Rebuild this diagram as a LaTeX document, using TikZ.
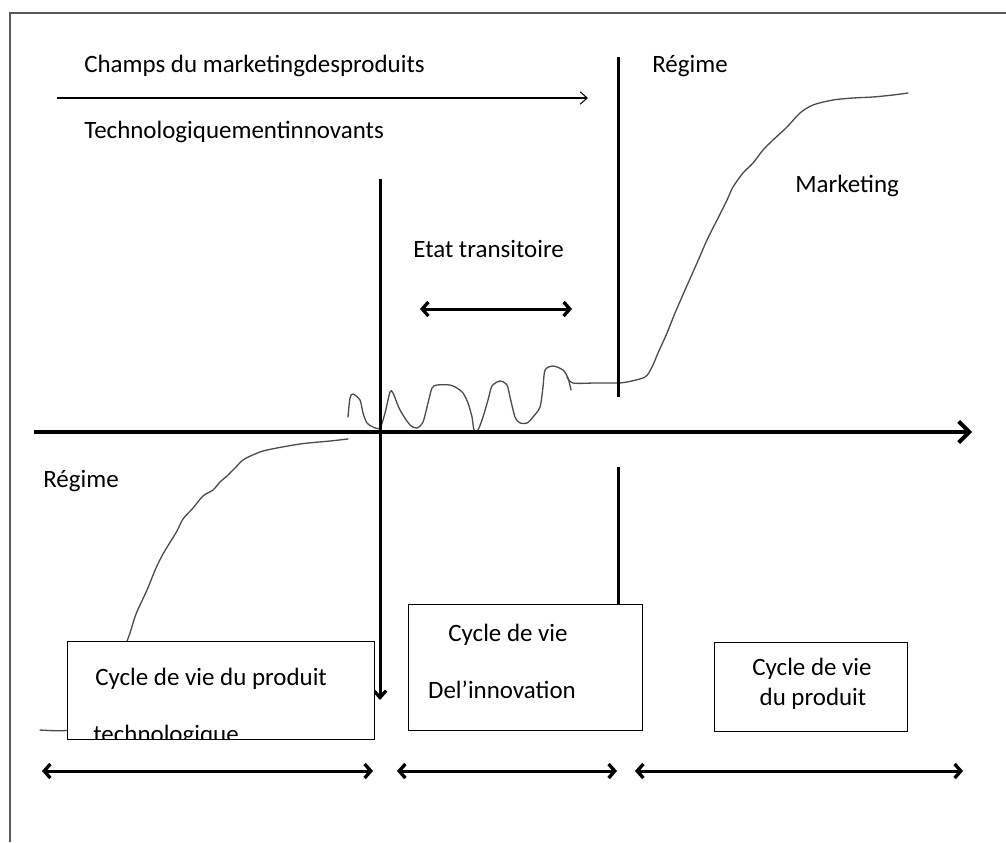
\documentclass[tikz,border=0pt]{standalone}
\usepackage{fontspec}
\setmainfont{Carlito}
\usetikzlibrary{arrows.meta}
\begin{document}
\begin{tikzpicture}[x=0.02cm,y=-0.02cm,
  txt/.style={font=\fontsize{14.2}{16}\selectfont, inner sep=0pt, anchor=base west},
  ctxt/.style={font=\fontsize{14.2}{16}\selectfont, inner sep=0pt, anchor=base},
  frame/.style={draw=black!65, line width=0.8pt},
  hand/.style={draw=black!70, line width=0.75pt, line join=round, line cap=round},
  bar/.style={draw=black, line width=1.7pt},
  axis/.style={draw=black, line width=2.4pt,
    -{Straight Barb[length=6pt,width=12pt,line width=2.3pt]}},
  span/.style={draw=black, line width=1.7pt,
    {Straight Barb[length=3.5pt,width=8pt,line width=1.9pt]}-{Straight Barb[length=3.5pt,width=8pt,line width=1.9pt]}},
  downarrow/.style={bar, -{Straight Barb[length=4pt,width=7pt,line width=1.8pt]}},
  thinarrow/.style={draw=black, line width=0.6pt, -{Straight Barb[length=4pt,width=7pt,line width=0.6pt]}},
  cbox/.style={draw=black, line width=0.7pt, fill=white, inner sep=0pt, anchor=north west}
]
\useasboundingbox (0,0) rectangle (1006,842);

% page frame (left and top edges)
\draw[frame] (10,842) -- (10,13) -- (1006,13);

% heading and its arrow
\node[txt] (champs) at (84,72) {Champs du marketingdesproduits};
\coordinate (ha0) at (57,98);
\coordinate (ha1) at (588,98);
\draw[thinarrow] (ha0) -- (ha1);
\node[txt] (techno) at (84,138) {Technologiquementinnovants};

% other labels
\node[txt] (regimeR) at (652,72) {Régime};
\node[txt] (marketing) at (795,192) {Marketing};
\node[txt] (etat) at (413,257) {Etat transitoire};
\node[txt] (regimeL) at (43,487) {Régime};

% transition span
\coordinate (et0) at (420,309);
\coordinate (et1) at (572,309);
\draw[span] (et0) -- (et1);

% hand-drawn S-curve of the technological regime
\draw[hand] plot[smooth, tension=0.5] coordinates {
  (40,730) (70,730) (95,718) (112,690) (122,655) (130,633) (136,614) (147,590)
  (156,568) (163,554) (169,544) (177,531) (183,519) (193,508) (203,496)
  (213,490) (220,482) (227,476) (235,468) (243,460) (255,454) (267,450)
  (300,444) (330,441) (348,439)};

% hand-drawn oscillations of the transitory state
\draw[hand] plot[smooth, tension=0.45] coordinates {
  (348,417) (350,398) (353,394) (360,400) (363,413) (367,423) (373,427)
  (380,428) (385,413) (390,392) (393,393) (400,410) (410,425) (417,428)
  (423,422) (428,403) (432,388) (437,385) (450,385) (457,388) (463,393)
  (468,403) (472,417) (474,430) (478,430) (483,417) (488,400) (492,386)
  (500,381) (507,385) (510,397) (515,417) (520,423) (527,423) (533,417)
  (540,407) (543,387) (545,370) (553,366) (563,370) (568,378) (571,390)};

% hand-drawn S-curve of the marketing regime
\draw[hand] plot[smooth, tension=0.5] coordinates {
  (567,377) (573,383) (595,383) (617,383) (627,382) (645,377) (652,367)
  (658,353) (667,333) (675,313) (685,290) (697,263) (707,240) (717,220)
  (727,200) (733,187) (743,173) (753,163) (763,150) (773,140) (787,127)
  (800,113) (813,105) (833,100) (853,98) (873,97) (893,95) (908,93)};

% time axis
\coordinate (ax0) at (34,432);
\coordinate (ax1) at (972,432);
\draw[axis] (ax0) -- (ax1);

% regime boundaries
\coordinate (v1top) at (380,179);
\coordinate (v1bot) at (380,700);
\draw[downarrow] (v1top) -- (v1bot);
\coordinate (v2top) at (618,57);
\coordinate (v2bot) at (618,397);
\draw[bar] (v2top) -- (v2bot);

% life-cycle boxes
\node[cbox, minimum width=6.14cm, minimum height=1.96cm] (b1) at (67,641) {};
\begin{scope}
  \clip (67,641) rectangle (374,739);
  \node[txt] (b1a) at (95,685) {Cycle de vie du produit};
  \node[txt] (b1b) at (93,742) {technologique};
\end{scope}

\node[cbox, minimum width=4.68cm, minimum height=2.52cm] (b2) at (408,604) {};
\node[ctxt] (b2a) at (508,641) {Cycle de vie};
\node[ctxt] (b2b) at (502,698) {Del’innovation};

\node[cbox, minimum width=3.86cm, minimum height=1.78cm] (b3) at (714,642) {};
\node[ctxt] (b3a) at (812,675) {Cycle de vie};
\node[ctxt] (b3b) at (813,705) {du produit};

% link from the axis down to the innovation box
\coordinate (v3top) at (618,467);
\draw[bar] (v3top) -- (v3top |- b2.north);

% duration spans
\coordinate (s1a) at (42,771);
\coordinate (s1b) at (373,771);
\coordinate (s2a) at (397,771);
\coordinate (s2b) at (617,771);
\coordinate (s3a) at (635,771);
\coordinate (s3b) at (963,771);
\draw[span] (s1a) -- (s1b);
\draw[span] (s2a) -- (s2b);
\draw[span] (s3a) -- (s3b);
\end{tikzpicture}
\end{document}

• [What is needed]
Copy the listing exactly. Any image in it stays out of the copy.

• [Written solution]
Rebuild this diagram as a LaTeX document, using TikZ.
\documentclass[tikz,border=0pt]{standalone}
\usepackage{fontspec}
\setmainfont{Carlito}
\usetikzlibrary{arrows.meta}
\begin{document}
\begin{tikzpicture}[x=0.02cm,y=-0.02cm,
  txt/.style={font=\fontsize{14.2}{16}\selectfont, inner sep=0pt, anchor=base west},
  ctxt/.style={font=\fontsize{14.2}{16}\selectfont, inner sep=0pt, anchor=base},
  frame/.style={draw=black!65, line width=0.8pt},
  hand/.style={draw=black!70, line width=0.75pt, line join=round, line cap=round},
  bar/.style={draw=black, line width=1.7pt},
  axis/.style={draw=black, line width=2.4pt,
    -{Straight Barb[length=6pt,width=12pt,line width=2.3pt]}},
  span/.style={draw=black, line width=1.7pt,
    {Straight Barb[length=3.5pt,width=8pt,line width=1.9pt]}-{Straight Barb[length=3.5pt,width=8pt,line width=1.9pt]}},
  downarrow/.style={bar, -{Straight Barb[length=4pt,width=7pt,line width=1.8pt]}},
  thinarrow/.style={draw=black, line width=0.6pt, -{Straight Barb[length=4pt,width=7pt,line width=0.6pt]}},
  cbox/.style={draw=black, line width=0.7pt, fill=white, inner sep=0pt, anchor=north west}
]
\useasboundingbox (0,0) rectangle (1006,842);

% page frame (left and top edges)
\draw[frame] (10,842) -- (10,13) -- (1006,13);

% heading and its arrow
\node[txt] (champs) at (84,72) {Champs du marketingdesproduits};
\coordinate (ha0) at (57,98);
\coordinate (ha1) at (588,98);
\draw[thinarrow] (ha0) -- (ha1);
\node[txt] (techno) at (84,138) {Technologiquementinnovants};

% other labels
\node[txt] (regimeR) at (652,72) {Régime};
\node[txt] (marketing) at (795,192) {Marketing};
\node[txt] (etat) at (413,257) {Etat transitoire};
\node[txt] (regimeL) at (43,487) {Régime};

% transition span
\coordinate (et0) at (420,309);
\coordinate (et1) at (572,309);
\draw[span] (et0) -- (et1);

% hand-drawn S-curve of the technological regime
\draw[hand] plot[smooth, tension=0.5] coordinates {
  (40,730) (70,730) (95,718) (112,690) (122,655) (130,633) (136,614) (147,590)
  (156,568) (163,554) (169,544) (177,531) (183,519) (193,508) (203,496)
  (213,490) (220,482) (227,476) (235,468) (243,460) (255,454) (267,450)
  (300,444) (330,441) (348,439)};

% hand-drawn oscillations of the transitory state
\draw[hand] plot[smooth, tension=0.45] coordinates {
  (348,417) (350,398) (353,394) (360,400) (363,413) (367,423) (373,427)
  (380,428) (385,413) (390,392) (393,393) (400,410) (410,425) (417,428)
  (423,422) (428,403) (432,388) (437,385) (450,385) (457,388) (463,393)
  (468,403) (472,417) (474,430) (478,430) (483,417) (488,400) (492,386)
  (500,381) (507,385) (510,397) (515,417) (520,423) (527,423) (533,417)
  (540,407) (543,387) (545,370) (553,366) (563,370) (568,378) (571,390)};

% hand-drawn S-curve of the marketing regime
\draw[hand] plot[smooth, tension=0.5] coordinates {
  (567,377) (573,383) (595,383) (617,383) (627,382) (645,377) (652,367)
  (658,353) (667,333) (675,313) (685,290) (697,263) (707,240) (717,220)
  (727,200) (733,187) (743,173) (753,163) (763,150) (773,140) (787,127)
  (800,113) (813,105) (833,100) (853,98) (873,97) (893,95) (908,93)};

% time axis
\coordinate (ax0) at (34,432);
\coordinate (ax1) at (972,432);
\draw[axis] (ax0) -- (ax1);

% regime boundaries
\coordinate (v1top) at (380,179);
\coordinate (v1bot) at (380,700);
\draw[downarrow] (v1top) -- (v1bot);
\coordinate (v2top) at (618,57);
\coordinate (v2bot) at (618,397);
\draw[bar] (v2top) -- (v2bot);

% life-cycle boxes
\node[cbox, minimum width=6.14cm, minimum height=1.96cm] (b1) at (67,641) {};
\begin{scope}
  \clip (67,641) rectangle (374,739);
  \node[txt] (b1a) at (95,685) {Cycle de vie du produit};
  \node[txt] (b1b) at (93,742) {technologique};
\end{scope}

\node[cbox, minimum width=4.68cm, minimum height=2.52cm] (b2) at (408,604) {};
\node[ctxt] (b2a) at (508,641) {Cycle de vie};
\node[ctxt] (b2b) at (502,698) {Del’innovation};

\node[cbox, minimum width=3.86cm, minimum height=1.78cm] (b3) at (714,642) {};
\node[ctxt] (b3a) at (812,675) {Cycle de vie};
\node[ctxt] (b3b) at (813,705) {du produit};

% link from the axis down to the innovation box
\coordinate (v3top) at (618,467);
\draw[bar] (v3top) -- (v3top |- b2.north);

% duration spans
\coordinate (s1a) at (42,771);
\coordinate (s1b) at (373,771);
\coordinate (s2a) at (397,771);
\coordinate (s2b) at (617,771);
\coordinate (s3a) at (635,771);
\coordinate (s3b) at (963,771);
\draw[span] (s1a) -- (s1b);
\draw[span] (s2a) -- (s2b);
\draw[span] (s3a) -- (s3b);
\end{tikzpicture}
\end{document}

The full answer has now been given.